Investec chief executive Stephen Koseff warns that populist phrases such as “white monopoly capital” are a ruse for looting, but says he’ll “get over himself” when it comes to embracing the term “radical economic transformation”.
“I’m going dippy … the number of engagements you have to have can drive you to drink,” said straight-talking Koseff, a participant in the chief executives initiative.
There has been enough talk about the National Development Plan (NDP) — the time for implementation is now, Koseff told the audience at a Progressive Business Forum briefing taking place on the sidelines of the ANC policy conference.
Sharing the stage with Minister in the Presidency Jeff Radebe and ANC treasurer general Zweli Mkhize, Koseff emphasised a pressing need to pour cold water on populist rhetoric.
“The mining charter, we believe as business, was crazy. It was not properly processed. Ultimately it puts off investors.”
On talk of changing the Reserve Bank’s mandate, he said: “People don’t understand that loose monetary policy leads to hyperinflation.”
Referring to phrases such as “white monopoly capital”, Koseff said he worried when business was seen as a scapegoat for wider societal problems and used as an excuse for rent-seeking and looting. “Business is not the enemy,” he said.
It was important for business to find common ground with government and labour, he said, noting that this included radical economic transformation. “I will get over myself on the words ‘radical economic transformation’,” said Koseff. “They mean different things to different people.

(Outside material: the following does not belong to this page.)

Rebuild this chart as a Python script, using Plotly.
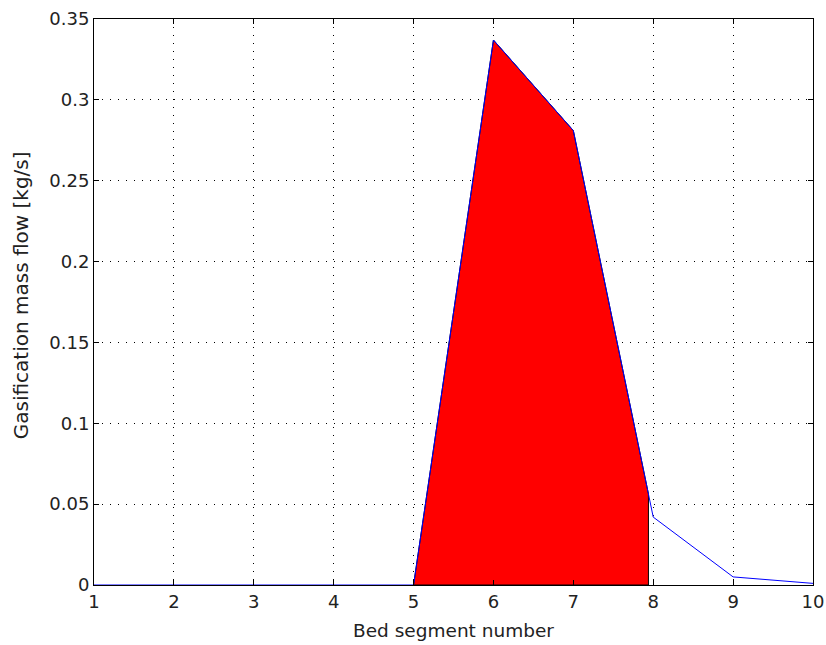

“Ultimately, we need accelerated growth that supports transformation and job creation.”
Koseff said that while there are problems with capitalism, which in its purest form does not cater to the needs of all people, “populist policies are clearly not the way to go. It might be politically expedient in the short term, but it has disastrous long-term consequences.”
Mkhize agreed. “The problem with populism is that by the time you discover its flaws, it’s outside the lifetime of those who were populist.”
He added that when governments take too long to resolve problems, it gives rise to populism.
“There is a fake narrative trying to surface that the ANC government is not serious about implementing the NDP or that it’s just political rhetoric,” Radebe said. “Nothing can be further from the truth.”
Radebe said implementation of the NDP and its vision for 2030 happens “every day of the week”, and that it is the bedrock for most of the discussions at the policy conference.
But he also said the plan needs to be implemented with renewed urgency.
It will, however, be a long and arduous journey. “It was never going to be a quick and easy feat,” said Radebe. He said the state is playing its part, but everyone — business, labour and social partners — needs to hold each other accountable.
The economy needs to grow to meet the needs of the people, Radebe said. Developing trust and confidence in government will encourage the private sector to invest the roughly R600-billion in funds it is sitting on.
Mkhize said the financial sector must lead the way and sew those cash piles into the economy. Additionally, “the private sector needs to come to terms with the fact that the patterns of investment need to be transformed”.
Mkhize said the ANC has adopted the NDP as a blueprint. “The NDP is not just a plan for government, it’s a plan for South Africans.”